The centerpiece of the update is a unified workspace that supports multiple repositories simultaneously. Developers can now run several agents in parallel across local environments, worktrees, and cloud virtual machines. All active sessions are aggregated in a new sidebar, allowing for centralized management of tasks triggered from Slack, GitHub, or mobile devices. A key innovation in Cursor 3 is the seamless handoff between local and cloud environments. Users can start a session locally using the new Composer 2 model and then push it to the cloud to continue running offline. This capability ensures that long-running tasks are not interrupted when a developer closes their laptop or switches devices.
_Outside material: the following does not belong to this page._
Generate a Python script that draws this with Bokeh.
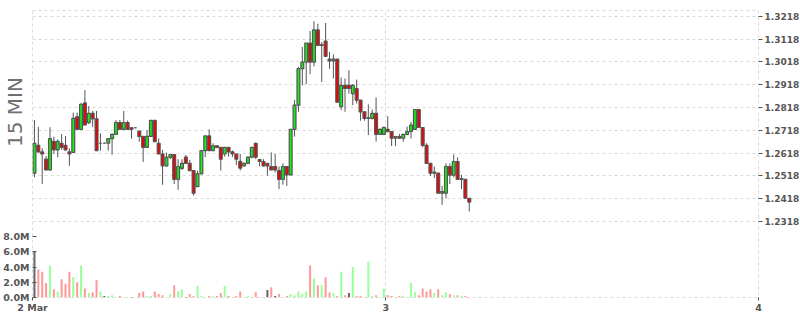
import pandas as pd
from bokeh.plotting import figure
from bokeh.layouts import column
from bokeh.models import (ColumnDataSource, FixedTicker, LinearAxis, PrintfTickFormatter,
                          Range1d, Div)
from bokeh.embed import file_html
from bokeh.resources import INLINE

# ---------------- data ----------------
start_time = "2024-03-02 01:15"
interval = "15min"

opens = [1.2530, 1.2652, 1.2623, 1.2591, 1.2544, 1.2669, 1.2632, 1.2661, 1.2652, 1.2623,
         1.2621, 1.2777, 1.2722, 1.2838, 1.2751, 1.2792, 1.2768, 1.2661, 1.2661, 1.2661,
         1.2681, 1.2700, 1.2752, 1.2722, 1.2752, 1.2729, 1.2729, 1.2714, 1.2691, 1.2643,
         1.2691, 1.2761, 1.2661, 1.2614, 1.2562, 1.2599, 1.2611, 1.2503, 1.2551, 1.2600,
         1.2573, 1.2541, 1.2471, 1.2527, 1.2629, 1.2693, 1.2629, 1.2650, 1.2643, 1.2614,
         1.2643, 1.2623, 1.2614, 1.2582, 1.2562, 1.2573, 1.2600, 1.2661, 1.2589, 1.2581,
         1.2573, 1.2559, 1.2559, 1.2541, 1.2503, 1.2559, 1.2522, 1.2722, 1.2828, 1.2988,
         1.3017, 1.3100, 1.3017, 1.3158, 1.3090, 1.3109, 1.3030, 1.3022, 1.3030, 1.2821,
         1.2915, 1.2915, 1.2879, 1.2901, 1.2850, 1.2799, 1.2770, 1.2770, 1.2792, 1.2700,
         1.2700, 1.2722, 1.2712, 1.2683, 1.2690, 1.2683, 1.2700, 1.2713, 1.2722, 1.2809,
         1.2730, 1.2652, 1.2573, 1.2530, 1.2530, 1.2442, 1.2442, 1.2559, 1.2521, 1.2581,
         1.2503, 1.2503, 1.2420]
highs = [1.2763, 1.2733, 1.2639, 1.2605, 1.2731, 1.2690, 1.2678, 1.2701, 1.2693, 1.2639,
         1.2795, 1.2795, 1.2838, 1.2894, 1.2824, 1.2803, 1.2803, 1.2704, 1.2664, 1.2684,
         1.2704, 1.2763, 1.2763, 1.2803, 1.2760, 1.2733, 1.2730, 1.2714, 1.2691, 1.2719,
         1.2763, 1.2763, 1.2682, 1.2632, 1.2620, 1.2614, 1.2611, 1.2591, 1.2591, 1.2610,
         1.2588, 1.2541, 1.2541, 1.2629, 1.2693, 1.2722, 1.2661, 1.2653, 1.2643, 1.2643,
         1.2643, 1.2629, 1.2617, 1.2614, 1.2576, 1.2602, 1.2643, 1.2664, 1.2592, 1.2591,
         1.2573, 1.2621, 1.2614, 1.2559, 1.2573, 1.2559, 1.2722, 1.2850, 1.2995, 1.3083,
         1.3100, 1.3153, 1.3196, 1.3185, 1.3105, 1.3188, 1.3061, 1.3051, 1.3030, 1.2949,
         1.2945, 1.2981, 1.2920, 1.2940, 1.2850, 1.2799, 1.2831, 1.2809, 1.2862, 1.2726,
         1.2731, 1.2780, 1.2712, 1.2693, 1.2702, 1.2700, 1.2734, 1.2755, 1.2809, 1.2809,
         1.2730, 1.2661, 1.2573, 1.2559, 1.2530, 1.2474, 1.2573, 1.2573, 1.2612, 1.2599,
         1.2522, 1.2503, 1.2420]
lows = [1.2512, 1.2620, 1.2483, 1.2541, 1.2541, 1.2614, 1.2599, 1.2632, 1.2629, 1.2562,
        1.2620, 1.2719, 1.2719, 1.2738, 1.2745, 1.2733, 1.2629, 1.2629, 1.2658, 1.2629,
        1.2611, 1.2697, 1.2719, 1.2719, 1.2719, 1.2681, 1.2726, 1.2668, 1.2579, 1.2643,
        1.2690, 1.2666, 1.2614, 1.2479, 1.2559, 1.2591, 1.2482, 1.2457, 1.2544, 1.2570,
        1.2541, 1.2432, 1.2471, 1.2527, 1.2600, 1.2629, 1.2629, 1.2639, 1.2541, 1.2602,
        1.2602, 1.2600, 1.2566, 1.2541, 1.2559, 1.2570, 1.2595, 1.2591, 1.2559, 1.2559,
        1.2519, 1.2544, 1.2533, 1.2460, 1.2479, 1.2474, 1.2521, 1.2690, 1.2799, 1.2915,
        1.2920, 1.2964, 1.2998, 1.3090, 1.2930, 1.3039, 1.2988, 1.2945, 1.2838, 1.2806,
        1.2799, 1.2879, 1.2828, 1.2835, 1.2760, 1.2760, 1.2697, 1.2765, 1.2668, 1.2697,
        1.2697, 1.2712, 1.2649, 1.2649, 1.2681, 1.2668, 1.2697, 1.2682, 1.2722, 1.2730,
        1.2643, 1.2570, 1.2518, 1.2508, 1.2442, 1.2391, 1.2420, 1.2482, 1.2512, 1.2503,
        1.2460, 1.2420, 1.2362]
closes = [1.2661, 1.2623, 1.2614, 1.2544, 1.2681, 1.2632, 1.2669, 1.2643, 1.2632, 1.2614,
          1.2770, 1.2722, 1.2832, 1.2741, 1.2792, 1.2768, 1.2629, 1.2661, 1.2661, 1.2681,
          1.2700, 1.2752, 1.2722, 1.2752, 1.2722, 1.2722, 1.2729, 1.2691, 1.2643, 1.2691,
          1.2761, 1.2668, 1.2614, 1.2562, 1.2599, 1.2611, 1.2503, 1.2559, 1.2573, 1.2573,
          1.2541, 1.2442, 1.2527, 1.2629, 1.2693, 1.2629, 1.2650, 1.2643, 1.2591, 1.2643,
          1.2623, 1.2614, 1.2591, 1.2552, 1.2573, 1.2600, 1.2643, 1.2600, 1.2581, 1.2562,
          1.2562, 1.2544, 1.2544, 1.2503, 1.2559, 1.2522, 1.2722, 1.2828, 1.2988, 1.3017,
          1.3100, 1.3017, 1.3158, 1.3090, 1.3093, 1.3042, 1.3022, 1.3030, 1.2841, 1.2915,
          1.2901, 1.2901, 1.2915, 1.2850, 1.2799, 1.2770, 1.2772, 1.2792, 1.2700, 1.2722,
          1.2731, 1.2712, 1.2683, 1.2690, 1.2683, 1.2700, 1.2712, 1.2741, 1.2809, 1.2730,
          1.2652, 1.2573, 1.2530, 1.2535, 1.2442, 1.2449, 1.2559, 1.2521, 1.2581, 1.2503,
          1.2506, 1.2420, 1.2403]
volumes_m = [6.0, 3.7, 3.4, 1.9, 4.2, 1.1, 0.8, 2.4, 1.8, 3.4,
             2.7, 2.0, 4.2, 1.2, 0.6, 0.7, 2.3, 0.8, 0.2, 0.2,
             0.3, 0.1, 0.2, 0.05, 0.05, 0.05, 0.05, 0.6, 0.8, 0.2,
             0.2, 0.8, 0.45, 0.3, 0.05, 0.45, 1.6, 0.8, 1.1, 0.05,
             0.45, 0.2, 1.5, 0.2, 0.05, 0.2, 0.2, 0.2, 0.6, 1.5,
             0.2, 0.05, 0.2, 0.8, 0.05, 0.2, 0.05, 0.7, 0.05, 0.05,
             1.0, 1.35, 0.2, 0.45, 0.05, 0.2, 0.45, 0.3, 0.8, 0.45,
             0.8, 4.2, 2.5, 1.6, 1.6, 2.65, 0.7, 0.6, 0.2, 3.4,
             0.3, 0.6, 4.0, 0.2, 0.2, 0.05, 4.7, 0.2, 0.3, 0.05,
             1.2, 0.3, 0.2, 0.05, 0.2, 0.2, 0.05, 1.9, 0.7, 0.3,
             1.2, 0.8, 1.1, 0.6, 1.1, 0.3, 0.7, 0.45, 0.3, 0.3,
             0.2, 0.2, 0.05]

price_ticks = [1.2318, 1.2418, 1.2518, 1.2618, 1.2718, 1.2818, 1.2918, 1.3018, 1.3118, 1.3218]
volume_ticks = [0, 2, 4, 6, 8]
x_tick_hours = [1.25, 24, 48]
x_tick_labels = ["2 Mar", "3", "4"]
panel_label = "15 MIN"

# ---------------- derived ----------------
times = pd.date_range(start_time, periods=len(opens), freq=interval)
day0 = times[0].normalize()
step_h = pd.Timedelta(interval) / pd.Timedelta(hours=1)
hours = [((t - day0) / pd.Timedelta(hours=1)) + step_h / 2 for t in times]

UP, DOWN, FLAT = "#14f014", "#f00000", "#666666"
VUP, VDOWN = "#99ff99", "#ff9999"
body_col, vol_col = [], []
for i, (o, c) in enumerate(zip(opens, closes)):
    body_col.append(UP if c >= o else DOWN)
    if i == 0 or c == closes[i - 1]:
        vol_col.append(FLAT)
    elif c > closes[i - 1]:
        vol_col.append(VUP)
    else:
        vol_col.append(VDOWN)

src = ColumnDataSource(dict(
    x=hours, open=opens, high=highs, low=lows, close=closes,
    top=[max(o, c) for o, c in zip(opens, closes)],
    bottom=[min(o, c) for o, c in zip(opens, closes)],
    color=body_col, vol=volumes_m, vcolor=vol_col,
))

GRID = "#d9d9d9"
TXT = "#555555"
FONT = "DejaVu Sans"

p = figure(frame_width=726, frame_height=287,
           min_border_top=10, min_border_bottom=18, min_border_left=31, min_border_right=43,
           x_range=Range1d(x_tick_hours[0], x_tick_hours[-1]),
           y_range=Range1d(1.19848, 1.32430),
           y_axis_location="right", toolbar_location=None, output_backend="svg",
           background_fill_color="white", border_fill_color="white",
           outline_line_color=GRID, outline_line_dash="3 3", outline_line_width=1)

p.extra_y_ranges = {"vol": Range1d(0, 37.76)}

# price axis (right)
ya = p.yaxis[0]
ya.ticker = FixedTicker(ticks=price_ticks)
ya.formatter = PrintfTickFormatter(format="%.4f")
ya.axis_line_color = None
ya.major_tick_out = 4
ya.major_tick_in = 0
ya.major_tick_line_color = TXT
ya.minor_tick_line_color = None
ya.major_label_standoff = 2
ya.major_label_text_font = FONT
ya.major_label_text_font_style = "bold"
ya.major_label_text_font_size = "9px"
ya.major_label_text_color = TXT

# volume axis (left)
va = LinearAxis(y_range_name="vol", ticker=FixedTicker(ticks=volume_ticks),
                formatter=PrintfTickFormatter(format="%.1fM"))
va.axis_line_color = None
va.major_tick_out = 0
va.major_tick_in = 4
va.major_tick_line_color = TXT
va.minor_tick_line_color = None
va.major_label_standoff = 3
va.major_label_text_font = FONT
va.major_label_text_font_style = "bold"
va.major_label_text_font_size = "9.5px"
va.major_label_text_color = TXT
p.add_layout(va, "left")

# x axis
xa = p.xaxis[0]
xa.ticker = FixedTicker(ticks=x_tick_hours)
xa.major_label_overrides = dict(zip(x_tick_hours, x_tick_labels))
xa.axis_line_color = None
xa.major_tick_out = 3
xa.major_tick_in = 0
xa.major_tick_line_color = TXT
xa.minor_tick_line_color = None
xa.major_label_standoff = 1
xa.major_label_text_font = FONT
xa.major_label_text_font_style = "bold"
xa.major_label_text_font_size = "9.5px"
xa.major_label_text_color = TXT

for g in (p.xgrid[0], p.ygrid[0]):
    g.grid_line_color = GRID
    g.grid_line_dash = "3 3"
    g.grid_line_width = 1

# volume bars
p.vbar(x="x", width=step_h * 0.52, top="vol", bottom=0, fill_color="vcolor",
       line_color=None, y_range_name="vol", source=src)

# candles
p.segment(x0="x", y0="low", x1="x", y1="high", line_color=TXT, line_width=1, source=src)
p.vbar(x="x", width=step_h * 0.74, top="top", bottom="bottom", fill_color="color",
       line_color=TXT, line_width=1.2, source=src)

# vertical panel caption sitting in the left margin, over the plot
caption = Div(text=panel_label, margin=0, styles={
    "position": "absolute", "left": "15px", "top": "112px", "z-index": "10",
    "transform": "translate(-50%, -50%) rotate(-90deg)",
    "white-space": "nowrap", "font-family": FONT, "font-size": "20px",
    "line-height": "1", "color": "#707070",
})

layout = column(p, caption, spacing=0)

open("out.html", "w").write(file_html(layout, INLINE))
The interface includes visual verification tools for cloud agents, providing demos and screenshots for developers to review before merging changes. A streamlined diff view further simplifies the process of staging and committing agent-generated code. This approach aims to reduce the micromanagement often required when working with multiple AI assistants at once.
Under the hood, Cursor 3 is powered by Composer 2, a fine-tuned model based on Kimi K2.5 with a 200,000-token context window. Internal benchmarks suggest this new engine offers a significant performance boost over previous versions while remaining cost-effective for high-volume tasks. The platform also maintains its integration with hundreds of plugins and Model Context Protocols via a dedicated marketplace.
Michael Truell, CEO of Anysphere, noted that the goal is to pull developers up to a higher level of abstraction. While the IDE remains accessible for deep dives into files, the primary focus is now on overseeing agents that ship improvements autonomously. This evolution reflects a broader industry trend toward delegation and high-level architectural oversight.
This release represents a strategic shift toward agentic workflows, where the developer's role moves from syntax implementation to high-level system orchestration. By building a custom interface rather than relying solely on VS Code extensions, Cursor is positioning itself to own the runtime environment where AI agents operate independently. This move challenges traditional competitors by addressing the friction of multi-tasking and environment management that standard IDEs were never built to handle.